Comment by catalystic

6 years ago

I feel a lot of the folks here are focusing on the wrong parts here. The $200M loss was a cheap way of getting user attention, but hey it worked!

The core of what he was trying to convey was the sooner you get to understand real user / customer problems the better off you'll be in life as an entrepreneur.

He stayed away from this in his early days as he opted for stability and that he seems to regret.

> The $200M loss was a cheap way of getting user attention, but hey it worked!

Many Hacker News submissions get flagged to death for such tactics alone.

  • True, but the ones where upvotes defeat flags in the tug-of-war stay afloat, and usually (well, sometimes at least) that's because there's some other substantive aspect to the article. In such cases we eventually notice the titles and change them to stick to the site guidelines—preferably using representative language from the article itself. I've attempted to do that above.

    In this case the substantive aspect is at least partly that Garry has had a close relationship with HN over the years. And vice versa.

  • I feel they should be as well. If left unmonitored, this can lead to spammy / crappy experience. In this case the individual speaking is a well known and experienced figure who has a lot of insights to offer, hence I feel this made the cut.

> I feel a lot of the folks here are focusing on the wrong parts here. The $200M loss was a cheap way of getting user attention, but hey it worked!

It "worked" in that that it got people's attention but distracted from the post's main message.

  • Agreed .. bait and switch technique i guess. But since we've invested time looking into the content, might as well talk about the core / useful content rather than focusing on the bait :)

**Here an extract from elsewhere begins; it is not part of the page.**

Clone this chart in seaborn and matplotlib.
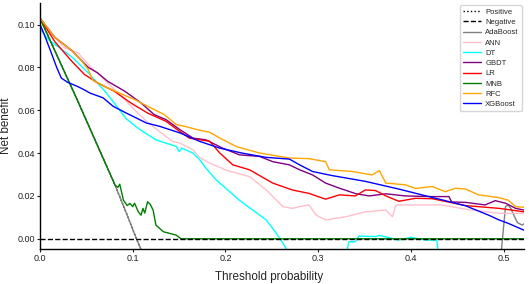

> The core of what he was trying to convey was the sooner you get to understand real user / customer problems the better off you'll be in life as an entrepreneur.

And sometimes you're better off learning this at an actual company that ships products to millions of people than grinding away at a startup that won't exist in a year or two, with options that are worth nothing and a salary much lower than you'd get at a more established company. And there's a good chance the startup never ends up shipping anything of value. Startup vs Big Co isn't always a no brainer, lots of factors to consider.